Dejo esta foto de Juan Flores para recordar un día bonito, muy bonito: el día en el que acababa de nacer el pintor Miguel Caiceo. En ella estamos con el popular artista, que por eso mismo no necesito aclarar quién es, estamos de izquierda a derecha Cristóbal Cervantes, Cecilia Royo, un servidor, Miguel Gallardo -director de Sevilla Press-, Marina Bernal y Francisco Carrera.
He de ser sincero y advertir que yo no entiendo de pintura abstracta. Y que las calificaciones, los conceptos, las definiciones de lo que hemos visto centenares de asistentes estos pasados días en la sala de exposiciones del Restaurante Abades Triana, queda en manos de los expertos, de los que deben decirlo mucho mejor que uno.
El arte abstracto ha tenido que cargar siempre con el sambenito popular de que se trata de un timo, una especie de excusa en la que se amparan los que no saben hacerlo de otra forma. Es la manida idea de que hasta un niño lo haría mejor. Pero nunca es tarde para salir de nuestros propios errores.
Desde luego y sin ánimo de convencer a nadie sobre las excelencias pictóricas de Miguel Caiceo, yo no soy más -ni menos- que un afortunado distinguido por su amistad de muchos años, hasta el punto de convertirse en mi compadre apadrinando a Marta, la primera de mis dos hijas. Llevo conviviendo durante muchas horas, muchos acontecimientos, artísticos y personales, al lado de un ser humano bien infrecuente en sentir inquietudes. Realmente Miguel Caiceo se halla en las antípodas de Doña Paca, para mayor gloria de su capacidad interpretativa. Salvo sentirse y ser sentido genuinamente como alguien bien cercano y próximo a la gente más sencilla, hay poco de común entre una limpiadora harta de quitar el polvo por los rincones y un hombre cultísimo en historia y obras de arte, un experto coleccionista, que llegó a regentar una de las tiendas más relevantes del Rastro madrileño y que ha levantado unas magníficas casas por varios puntos de España, tocándole a Sevilla dos de ellas, que no tienen desperdicio sólo consideradas como rehabilitaciones de lo que fue esta ciudad.
He hablado mucho de pintura con Miguel Caiceo. O mejor y más justo, él me ha enseñado y yo le he escuchado atentamente, he seguido sus explicaciones ante las obras del Reina Sofía, Bellas Artes de Sevilla, las incontables muestras antológicas que hemos visitado juntos, la mismísima colección de Bellver en su casa palacio de la Plaza del Museo Lo de Miguel con el arte es tan natural como haber nacido con sus brazos y las piernas. El arte es para él una mano a la que se agarra desde chico. Lo ha guiado por casi todo lo que ha hecho en esta vida. Ha ayudado todos sus pasos hasta extremos incalculables, que nadie podría imaginar si no se cuentan. Cuando su padre murió en la Residencia del Pozo Santo y allí mismo las monjas ubicaron en un hermoso salón la capilla ardiente, le calmaba el dolor pensar que en aquel trance el cuerpo sin vida de su progenitor se hallaba al menos rodeado por obras pictóricas del XVII. Le daba horror imaginar que otras circunstancias hubieran situado la escena en un moderno tanatorio. Increíble Miguel. Maravilloso Miguel. Único Miguel.
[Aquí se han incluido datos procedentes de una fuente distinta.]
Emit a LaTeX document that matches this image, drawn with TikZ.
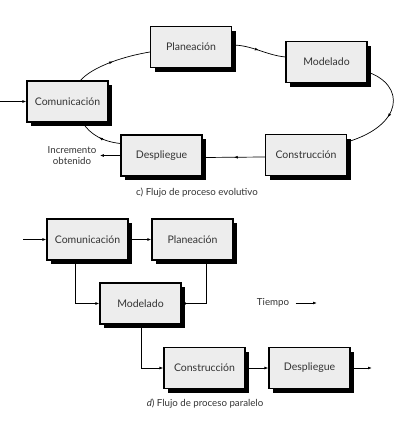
\documentclass[tikz,border=0pt]{standalone}
\usepackage{fontspec}
\setmainfont{Lato}
\usetikzlibrary{arrows.meta,shadows,decorations.markings}
\definecolor{boxgray}{HTML}{EDEDED}
\definecolor{txtgray}{HTML}{333333}
\tikzset{
  procbox/.style={draw=black, line width=1.1pt, fill=boxgray, minimum width=81pt, minimum height=41pt,
    inner sep=0pt, font=\fontsize{10.5}{12.5}\selectfont, text=txtgray,
    drop shadow={shadow xshift=4pt, shadow yshift=-4pt, fill=black, opacity=1}},
  conn/.style={line width=0.7pt},
  tip/.style={-{Latex[length=4pt,width=2.8pt]}},
  midarrow/.style={postaction={decorate}, decoration={markings, mark=at position #1 with {\arrow{Latex[length=4pt,width=2.8pt]}}}},
  caption/.style={font=\fontsize{9.7}{11}\selectfont, text=txtgray},
}
\begin{document}
\begin{tikzpicture}[x=1pt,y=-1pt]
\useasboundingbox (0,0) rectangle (407,421);
% top: evolutionary
\node[procbox] (p1) at (191,47) {Planeación};
\node[procbox] (m1) at (326.5,62) {Modelado};
\node[procbox] (c1) at (67.5,101.5) {Comunicación};
\node[procbox] (d1) at (161.5,155.5) {Despliegue};
\node[procbox] (k1) at (306,155) {Construcción};
\coordinate (in1) at (0,101.5);
\node[caption, align=center] (inc) at (72,155.5) {Incremento\\obtenido};
\node[caption] (cap1) at (197,193) {c) Flujo de proceso evolutivo};

\draw[conn,tip] (in1) -- (c1.west);
\draw[conn,midarrow=0.5] ([xshift=13pt]c1.north) .. controls +(12,-14) and +(-25,4) .. ([yshift=-5pt]p1.west);
\draw[conn,midarrow=0.5] ([yshift=2pt]p1.east) .. controls +(20,0) and +(-20,-2) .. ([yshift=5pt]m1.west);
\draw[conn,midarrow=0.55] ([yshift=-10pt]m1.east) .. controls +(38,13) and +(57,-17) .. ([yshift=13pt]k1.east);
\draw[conn,midarrow=0.5] ([yshift=-2pt]k1.west) -- ([yshift=-2pt]d1.east);
\draw[conn,midarrow=0.5] ([yshift=12pt]d1.west) .. controls +(-18,-2) and +(8,12) .. ([xshift=15pt]c1.south);
\draw[conn,tip] (d1.west) -- (inc.east);

% bottom: parallel
\node[procbox] (c2) at (87.5,239.5) {Comunicación};
\node[procbox] (p2) at (192.5,239.5) {Planeación};
\node[procbox] (m2) at (140.5,303.5) {Modelado};
\node[procbox] (k2) at (204.5,368) {Construcción};
\node[procbox] (d2) at (309.5,368) {Despliegue};
\coordinate (in2) at (23,239.5);
\coordinate (out2) at (372,368);
\node[caption] (tiempo) at (273,303) {Tiempo};
\coordinate (tend) at (317,303);
\node[caption] (cap2) at (205,404) {\textit{d}) Flujo de proceso paralelo};

\draw[conn,tip] (in2) -- (c2.west);
\draw[conn,tip] (c2.east) -- (p2.west);
\draw[conn,tip] ([xshift=-12pt]c2.south) |- (m2.west);
\draw[conn,tip] ([xshift=14pt]p2.south) |- (m2.east);
\draw[conn,tip] ([xshift=1pt]m2.south) |- (k2.west);
\draw[conn,tip] (k2.east) -- (d2.west);
\draw[conn,tip] (d2.east) -- (out2);
\draw[conn,tip] ([xshift=3pt]tiempo.east) -- (tend);
\end{tikzpicture}
\end{document}
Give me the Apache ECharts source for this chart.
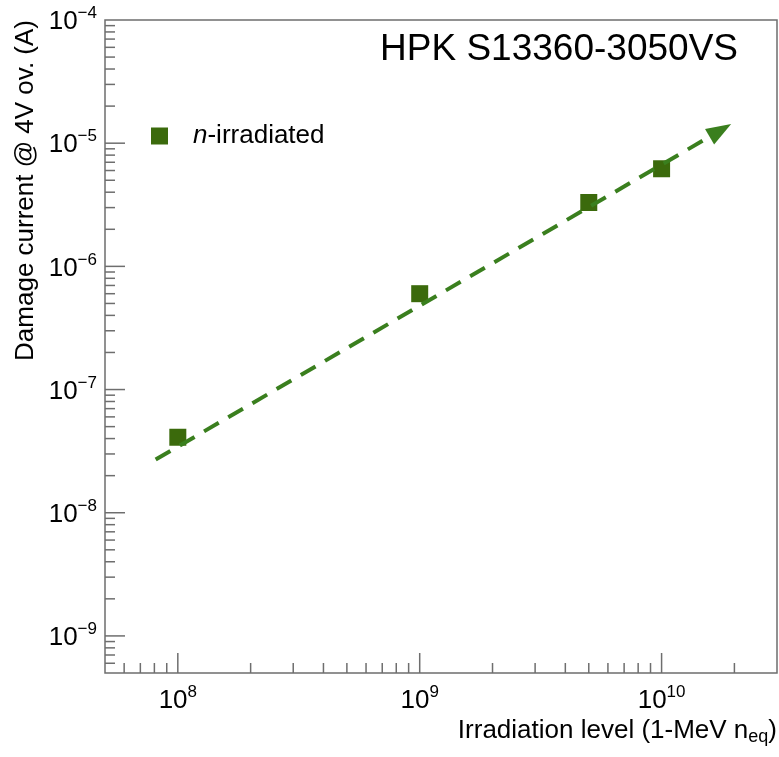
<!DOCTYPE html>
<html>
<head>
<meta charset="utf-8">
<script src="https://cdn.jsdelivr.net/npm/echarts@6/dist/echarts.min.js"></script>
<style>
  html, body { margin: 0; padding: 0; background: #fff; }
  #chart { width: 779px; height: 757px; }
</style>
</head>
<body>
<div id="chart"></div>
<script>
// measured points
const irradiation = [1e8, 1e9, 5e9, 1e10]
const damageCurrent = [4.1e-8, 6.0e-7, 3.3e-6, 6.2e-6]

// fitted trend (start, end of arrow)
const fitX = [8.1e7, 1.75e10]
const fitY = [2.7e-8, 1.27e-5]

// axis ranges and labelled decades
const xRange = [5e7, 3e10]
const yRange = [5e-10, 1e-4]
const xTickExps = [8, 9, 10]
const yTickExps = [-9, -8, -7, -6, -5, -4]

const FONT = 'Liberation Sans, Arial, Helvetica, sans-serif'
const markerColor = '#3b6a0c'
const fitColor = '#3a7f1e'
const frameColor = '#6e6e6e'

// tick positions for a log axis: 1..9 x 10^n inside the range
const logTicks = (lo, hi) => {
  const out = []
  for (let e = Math.floor(Math.log10(lo)); e <= Math.ceil(Math.log10(hi)); e++) {
    for (let m = 1; m <= 9; m++) {
      const v = m * Math.pow(10, e)
      if (v > lo * 1.0001 && v < hi * 0.9999) out.push({ v, major: m === 1 })
    }
  }
  return out
}

const expLabel = (exps) => (val) => {
  const l = Math.log10(val)
  const e = exps.find((x) => Math.abs(x - l) < 1e-6)
  if (e === undefined) return ''
  return '{b|10}{s|' + String(e).replace('-', '\u2212') + '}'
}

const supRich = {
  b: { fontSize: 26, fontFamily: FONT, color: '#000', lineHeight: 30, verticalAlign: 'bottom' },
  s: { fontSize: 17, fontFamily: FONT, color: '#000', lineHeight: 18, verticalAlign: 'top' }
}

const xt = logTicks(xRange[0], xRange[1])
const yt = logTicks(yRange[0], yRange[1])

const chart = echarts.init(document.getElementById('chart'))
chart.setOption({
  animation: false,
  backgroundColor: '#fff',
  title: [
    {
      text: 'HPK S13360-3050VS',
      right: 36,
      top: 26,
      textStyle: { fontSize: 37, fontWeight: 'normal', fontFamily: FONT, color: '#000' }
    },
    {
      // x axis title, right aligned to the frame
      text: '{t|Irradiation level (1-MeV n}{sub|eq}{t|)}',
      right: 2,
      top: 718,
      padding: 0,
      textStyle: {
        fontWeight: 'normal',
        rich: {
          t: { fontSize: 26, fontWeight: 'normal', fontFamily: FONT, color: '#000', lineHeight: 28, verticalAlign: 'top' },
          sub: { fontSize: 18, fontWeight: 'normal', fontFamily: FONT, color: '#000', lineHeight: 18, verticalAlign: 'bottom', padding: [32, 0, 0, 0] }
        }
      }
    }
  ],
  legend: {
    data: ['n-irradiated'],
    left: 151,
    top: 123,
    padding: 0,
    itemWidth: 17,
    itemHeight: 17,
    icon: 'rect',
    selectedMode: false,
    formatter: () => '{i|n}{r|-irradiated}',
    textStyle: {
      padding: [0, 0, 0, 20],
      rich: {
        i: { fontSize: 26, fontStyle: 'italic', fontFamily: FONT, color: '#000' },
        r: { fontSize: 26, fontFamily: FONT, color: '#000' }
      }
    }
  },
  grid: {
    left: 105,
    right: 2,
    top: 20,
    bottom: 84,
    outerBoundsMode: 'none',
    containLabel: false,
    show: true,
    borderColor: frameColor,
    borderWidth: 1.5
  },
  xAxis: {
    type: 'log',
    logBase: 10,
    min: xRange[0],
    max: xRange[1],
    axisLine: { show: false },
    axisTick: { show: false },
    splitLine: { show: false },
    axisLabel: { margin: 11, formatter: expLabel(xTickExps), rich: supRich }
  },
  yAxis: {
    type: 'log',
    logBase: 10,
    min: yRange[0],
    max: yRange[1],
    name: 'Damage current @ 4V ov. (A)',
    nameLocation: 'end',
    nameRotate: 90,
    nameGap: 0,
    nameTextStyle: {
      align: 'right',
      verticalAlign: 'bottom',
      padding: [0, 0, 66, 0],
      fontSize: 26,
      fontFamily: FONT,
      color: '#000'
    },
    axisLine: { show: false },
    axisTick: { show: false },
    splitLine: { show: false },
    axisLabel: { margin: 8, formatter: expLabel(yTickExps), rich: supRich }
  },
  series: [
    {
      type: 'custom',
      silent: true,
      data: xt.map((t) => [t.v, yRange[0], t.major ? 1 : 0]),
      renderItem: (params, api) => {
        const p = api.coord([api.value(0), yRange[0]])
        const len = api.value(2) ? 20 : 10
        return {
          type: 'line',
          shape: { x1: p[0], y1: p[1], x2: p[0], y2: p[1] - len },
          style: { stroke: frameColor, lineWidth: 1.5 }
        }
      }
    },
    {
      type: 'custom',
      silent: true,
      data: yt.map((t) => [xRange[0], t.v, t.major ? 1 : 0]),
      renderItem: (params, api) => {
        const p = api.coord([xRange[0], api.value(1)])
        const len = api.value(2) ? 20 : 10
        return {
          type: 'line',
          shape: { x1: p[0], y1: p[1], x2: p[0] + len, y2: p[1] },
          style: { stroke: frameColor, lineWidth: 1.5 }
        }
      }
    },
    {
      name: 'n-irradiated',
      type: 'scatter',
      symbol: 'rect',
      symbolSize: 17,
      z: 3,
      itemStyle: { color: markerColor, opacity: 1 },
      data: irradiation.map((x, i) => [x, damageCurrent[i]])
    },
    {
      name: 'fit',
      type: 'line',
      z: 4,
      symbol: 'none',
      silent: true,
      lineStyle: { color: fitColor, width: 4, type: [17, 11], opacity: 1 },
      data: fitX.map((x, i) => [x, fitY[i]])
    },
    {
      id: 'arrow',
      name: 'arrow',
      type: 'scatter',
      z: 5,
      silent: true,
      symbol: 'triangle',
      symbolSize: [18, 25],
      itemStyle: { color: fitColor, opacity: 1 },
      data: [[fitX[1], fitY[1]]]
    }
  ]
})

// point the arrow head along the fit line
const p1 = chart.convertToPixel({ gridIndex: 0 }, [fitX[0], fitY[0]])
const p2 = chart.convertToPixel({ gridIndex: 0 }, [fitX[1], fitY[1]])
const angle = Math.atan2(p1[1] - p2[1], p2[0] - p1[0]) * 180 / Math.PI
chart.setOption({ series: [{ id: 'arrow', symbolRotate: angle - 90 }] })
</script>
</body>
</html>
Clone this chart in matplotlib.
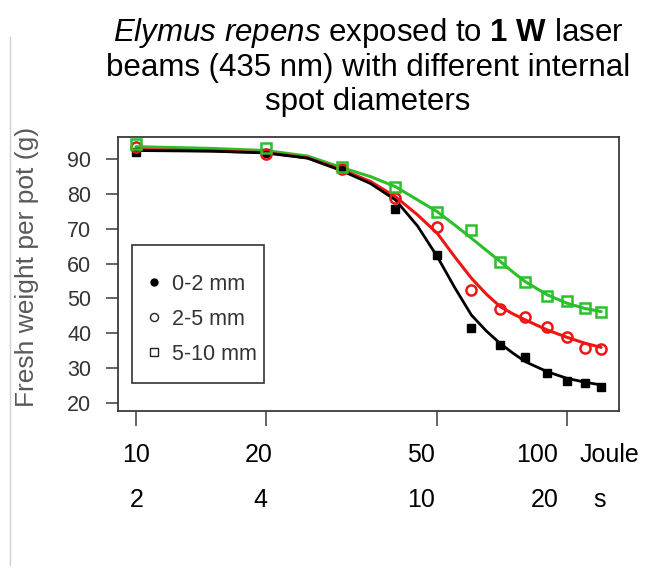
import matplotlib
matplotlib.use("Agg")
import matplotlib.pyplot as plt
from matplotlib.lines import Line2D
from matplotlib.patches import Rectangle

plt.rcParams["font.family"] = ["Liberation Sans", "DejaVu Sans"]
plt.rcParams["mathtext.fontset"] = "custom"
plt.rcParams["mathtext.rm"] = "Liberation Sans"
plt.rcParams["mathtext.it"] = "Liberation Sans:italic"
plt.rcParams["mathtext.bf"] = "Liberation Sans:bold"

# observed fresh weight (g) per pot at each laser dose (Joule)
dose = [10, 20, 30, 40, 50, 60, 70, 80, 90, 100, 110, 120]
w_0_2 = [92.2, 91.8, 87.1, 75.6, 62.5, 41.4, 36.6, 33.1, 28.5, 26.3, 25.6, 24.6]
w_2_5 = [93.5, 91.4, 87.1, 78.8, 70.4, 52.4, 46.9, 44.6, 41.9, 39.0, 35.6, 35.3]
w_5_10 = [94.3, 93.2, 87.9, 81.9, 74.9, 69.7, 60.4, 54.8, 50.7, 49.2, 47.1, 46.2]

# fitted dose-response curves at these doses
fit_dose = [10, 15, 20, 25, 30, 35, 40, 45, 50, 55, 60, 65, 70, 75, 80, 90, 100, 110, 120]
fit_0_2 = [92.5, 92.3, 91.8, 90.3, 86.7, 83.0, 78.3, 70.8, 62.0, 52.9, 45.2, 40.6, 37.0, 34.2, 31.8, 28.9, 27.0, 25.9, 25.1]
fit_2_5 = [92.8, 92.4, 91.9, 90.4, 87.0, 83.6, 79.2, 74.0, 68.7, 61.8, 55.8, 51.2, 47.6, 45.5, 43.8, 40.9, 38.8, 37.1, 35.9]
fit_5_10 = [93.6, 93.1, 92.5, 90.9, 87.6, 85.0, 82.1, 78.3, 74.9, 71.0, 67.3, 63.8, 60.6, 57.5, 54.8, 51.0, 48.6, 47.1, 46.2]

labels = ["0-2 mm", "2-5 mm", "5-10 mm"]
joule_ticks = [10, 20, 50, 100]
joule_text = ["10", "20", "50", "100", "Joule"]
sec_text = ["2", "4", "10", "20", "s"]
y_ticks = [20, 30, 40, 50, 60, 70, 80, 90]

W, H = 646, 577
fig = plt.figure(figsize=(W / 100, H / 100), dpi=100)
fig.patch.set_facecolor("white")


def fx(px):
    return px / W


def fy(py):
    return 1 - py / H


ax_l, ax_r, ax_t, ax_b = 117.7, 619, 137.3, 410.7
ax = fig.add_axes([fx(ax_l), fy(ax_b), fx(ax_r) - fx(ax_l), fy(ax_t) - fy(ax_b)])
ax.set_xscale("log")
ax.set_xlim(9.07, 132)
ax.set_ylim(17.7, 96.3)

green = "#2cbf2c"
red = "#f01515"

ax.plot(fit_dose, fit_5_10, color=green, lw=2.2, solid_capstyle="round", zorder=2)
ax.plot(fit_dose, fit_2_5, color=red, lw=2.2, solid_capstyle="round", zorder=2)
ax.plot(fit_dose, fit_0_2, color="black", lw=2.0, solid_capstyle="round", zorder=2)

ax.plot(dose, w_0_2, ls="none", marker="s", ms=5.3, color="black", zorder=3)
ax.plot(dose, w_2_5, ls="none", marker="o", ms=7.3, mfc="none", mec=red, mew=1.8, zorder=3)
ax.plot(dose, w_5_10, ls="none", marker="s", ms=7.5, mfc="none", mec=green, mew=1.8, zorder=3)

for s in ax.spines.values():
    s.set_color("#3a3a3a")
    s.set_linewidth(1.3)

ax.set_yticks(y_ticks)
ax.set_yticklabels([str(v) for v in y_ticks], fontsize=15.5, color="#333333")
ax.tick_params(axis="y", length=9, width=1.1, color="#3a3a3a", pad=10)
ax.set_xticks(joule_ticks)
ax.set_xticklabels([])
ax.xaxis.set_minor_locator(matplotlib.ticker.NullLocator())
ax.tick_params(axis="x", length=10.5, width=1.1, color="#3a3a3a")

# two rows of x labels: dose in Joule and exposure time in seconds
row1_x = [136.5, 259, 421, 537, 609]
row2_x = [137, 260, 421, 545, 600]
for t, x in zip(joule_text, row1_x):
    fig.text(fx(x), fy(462), t, ha="center", va="baseline", fontsize=18)
for t, x in zip(sec_text, row2_x):
    fig.text(fx(x), fy(507), t, ha="center", va="baseline", fontsize=18)

fig.text(fx(27), fy(267), "Fresh weight per pot (g)", rotation=90, ha="center", va="center",
         fontsize=19, color="#595959")

# legend: frame drawn separately so its size can follow the original
handles = [
    Line2D([], [], ls="none", marker="o", ms=5, color="black"),
    Line2D([], [], ls="none", marker="o", ms=5.8, mfc="none", mec="#222222", mew=1.0),
    Line2D([], [], ls="none", marker="s", ms=5.8, mfc="none", mec="#222222", mew=1.0),
]
leg_x = (150 - ax_l) / (ax_r - ax_l)
leg_y = (ax_b - 273.5) / (ax_b - ax_t)
leg = ax.legend(handles, labels, loc="upper left", bbox_to_anchor=(leg_x, leg_y),
                borderaxespad=0, fontsize=15.5, frameon=False,
                handlelength=0.4, handletextpad=0.64, borderpad=0, labelspacing=0.66)
for t in leg.get_texts():
    t.set_color("#333333")
box = Rectangle(((132.3 - ax_l) / (ax_r - ax_l), (ax_b - 382.7) / (ax_b - ax_t)),
                132 / (ax_r - ax_l), 137.7 / (ax_b - ax_t), transform=ax.transAxes,
                fill=False, edgecolor="#333333", lw=1.2, zorder=4)
ax.add_patch(box)

title_lines = [
    r"$\mathit{Elymus\ repens}$ exposed to $\mathbf{1\ W}$ laser",
    "beams (435 nm) with different internal",
    "spot diameters",
]
for line, y in zip(title_lines, [41, 76, 110]):
    fig.text(fx(368), fy(y), line, ha="center", va="baseline", fontsize=22.5)

# thin grey border line at the left edge of the original slide
fig.add_artist(Line2D([fx(9.5), fx(9.5)], [fy(37), fy(565)], color="#d0d0d0", lw=1))

fig.savefig("out.png", dpi=100, facecolor="white")
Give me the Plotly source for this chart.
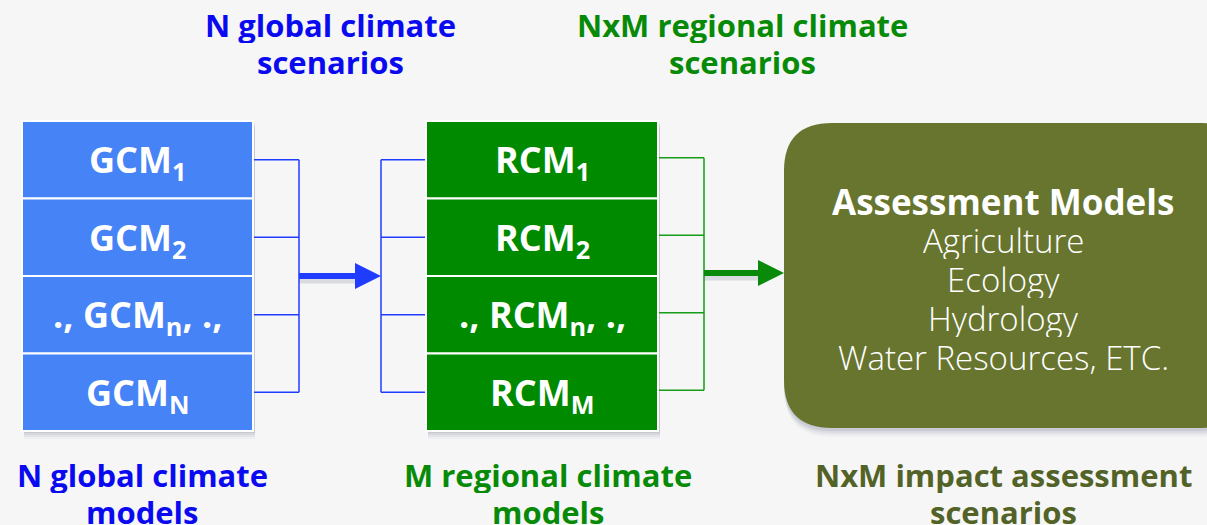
import plotly.graph_objects as go

# ---- diagram content ----
gcm_labels = ["GCM<sub>1</sub>", "GCM<sub>2</sub>", "., GCM<sub>n</sub>, .,", "GCM<sub>N</sub>"]
rcm_labels = ["RCM<sub>1</sub>", "RCM<sub>2</sub>", "., RCM<sub>n</sub>, .,", "RCM<sub>M</sub>"]
assess_title = "Assessment Models"
assess_lines = ["Agriculture", "Ecology", "Hydrology", "Water Resources, ETC."]
top_labels = [["N global climate", "scenarios"], ["NxM regional climate", "scenarios"]]
bottom_labels = [["N global climate", "models"], ["M regional climate", "models"],
                 ["NxM impact assessment", "scenarios"]]

BLUE_BOX = "#4683f7"
GREEN_BOX = "#008a00"
OLIVE = "#67752f"
BLUE_TXT = "#0a0af0"
GREEN_TXT = "#078a07"
OLIVE_TXT = "#536328"
BLUE_LINE = "#1f3cff"
GREEN_LINE = "#169c16"
FONT = "Open Sans"

W, H = 1207, 525
fig = go.Figure()


def shadow(fig, x0, y0, x1, y1):
    for i, op in enumerate([0.10, 0.08, 0.06, 0.04]):
        d = 2 + i * 2
        fig.add_shape(type="rect", x0=x0 + 2, x1=x1 + 2, y0=y0 + d, y1=y1 + d,
                      fillcolor="rgba(60,70,100,%s)" % op, line_width=0, layer="below")


def draw_stack(fig, labels, x0, x1, y0, row_h, color):
    shadow(fig, x0, y0, x1, y0 + row_h * len(labels))
    for i, lab in enumerate(labels):
        top = y0 + i * row_h
        fig.add_shape(type="rect", x0=x0, x1=x1, y0=top, y1=top + row_h,
                      fillcolor=color, line=dict(color="white", width=2))
        fig.add_annotation(x=(x0 + x1) / 2, y=top + row_h / 2 + 2, text="<b>%s</b>" % lab,
                           showarrow=False, font=dict(family=FONT, size=36, color="white"))


def bracket(fig, x_box, x_bar, ys, color):
    for y in ys:
        fig.add_trace(go.Scatter(x=[x_box, x_bar], y=[y, y], mode="lines",
                                 line=dict(color=color, width=1.5), hoverinfo="skip"))
    fig.add_trace(go.Scatter(x=[x_bar, x_bar], y=[ys[0], ys[-1]], mode="lines",
                             line=dict(color=color, width=1.5), hoverinfo="skip"))


def arrow(fig, x0, x1, y, color):
    head = 26
    fig.add_shape(type="line", x0=x0, x1=x1 - head + 2, y0=y + 4, y1=y + 4,
                  line=dict(color="rgba(60,70,100,0.15)", width=7))
    fig.add_shape(type="line", x0=x0, x1=x1 - head + 2, y0=y, y1=y,
                  line=dict(color=color, width=6))
    fig.add_shape(type="path",
                  path="M %s %s L %s %s L %s %s Z" % (x1 - head, y - 13, x1, y, x1 - head, y + 13),
                  fillcolor=color, line_width=0)


def rounded(x0, x1, y0, y1, r):
    return ("M %s %s L %s %s Q %s %s %s %s L %s %s Q %s %s %s %s "
            "L %s %s Q %s %s %s %s L %s %s Q %s %s %s %s Z") % (
        x0 + r, y0, x1 - r, y0, x1, y0, x1, y0 + r,
        x1, y1 - r, x1, y1, x1 - r, y1,
        x0 + r, y1, x0, y1, x0, y1 - r,
        x0, y0 + r, x0, y0, x0 + r, y0)


def caption(fig, x, y, lines, color):
    for j, t in enumerate(lines):
        fig.add_annotation(x=x, y=y + j * 37, text="<b>%s</b>" % t, showarrow=False,
                           height=36, valign="middle",
                           font=dict(family=FONT, size=31, color=color))


row_h = 77.5
stack_top = 121
gcm_x = (22, 253)
rcm_x = (426, 658)
rows_y = [stack_top + row_h * (i + 0.5) for i in range(4)]

draw_stack(fig, gcm_labels, gcm_x[0], gcm_x[1], stack_top, row_h, BLUE_BOX)
draw_stack(fig, rcm_labels, rcm_x[0], rcm_x[1], stack_top, row_h, GREEN_BOX)

bracket(fig, gcm_x[1], 299, rows_y, BLUE_LINE)
bracket(fig, rcm_x[0], 381, rows_y, BLUE_LINE)
bracket(fig, rcm_x[1], 704, [y - 2 for y in rows_y], GREEN_LINE)
arrow(fig, 299, 381, 276, BLUE_LINE)
arrow(fig, 704, 784, 273, "#0a8a0a")

# assessment box (rounded)
bx0, bx1, by0, by1, r = 784, 1250, 123, 428, 48
for i, op in enumerate([0.10, 0.07, 0.05, 0.03]):
    d = 3 + i * 2
    fig.add_shape(type="path", fillcolor="rgba(60,70,110,%s)" % op, line_width=0,
                  path=rounded(bx0, bx1, by0 + d, by1 + d, r))
fig.add_shape(type="path", fillcolor=OLIVE, line_width=0, path=rounded(bx0, bx1, by0, by1, r))

cx = 1003
fig.add_annotation(x=cx, y=201, text="<b>%s</b>" % assess_title, showarrow=False,
                   height=38, valign="middle",
                   font=dict(family=FONT, size=35, color="white"))
for i, line in enumerate(assess_lines):
    fig.add_annotation(x=cx, y=240 + i * 39, text=line, showarrow=False,
                       height=38, valign="middle",
                       font=dict(family=FONT, size=33, color="white", weight=300))

# captions
for x, lab, col in zip([330, 742], top_labels, [BLUE_TXT, GREEN_TXT]):
    caption(fig, x, 25, lab, col)
for x, lab, col in zip([142, 548, 1003], bottom_labels, [BLUE_TXT, GREEN_TXT, OLIVE_TXT]):
    caption(fig, x, 475, lab, col)

fig.update_layout(
    width=W, height=H,
    margin=dict(l=0, r=0, t=0, b=0),
    paper_bgcolor="#f6f6f6", plot_bgcolor="#f6f6f6",
    showlegend=False,
    xaxis=dict(range=[0, W], visible=False, fixedrange=True),
    yaxis=dict(range=[H, 0], visible=False, fixedrange=True),
)
fig.write_html("out.html", config={"displayModeBar": False},
               post_script="document.body.style.margin='0';")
Yo sé bien que el pintor ha visto la luz después de una larga gestación. No hay casualidad ni ligereza en sus cuadros. Hay reflexión y honradez, consigo mismo y con el público. No ha dado un trazo que tome el pelo a nadie. Esa es una incapacidad natural en él no sólo pintando, sino en todo lo que lleva a cabo. Tampoco está escudándose en el informalismo abstracto -así le llaman, mire usted, a lo que pinta- porque huya de un mundo figurado que no sepa plasmar. Al contrario: lo hace y muy digno.
Los que entienden de esto ya le llevan y traen por otras salas para que se conozca su bien llamada primera obra, el título de esta muestra inicial, vendida ya prácticamente. Los que entienden de esto, digo. Yo no. Pero puedo asegurar que alcanzo hasta saber que en medio de sus cuadros uno se encuentra arropado por el dulce y agradable envoltorio del gusto y la elegancia.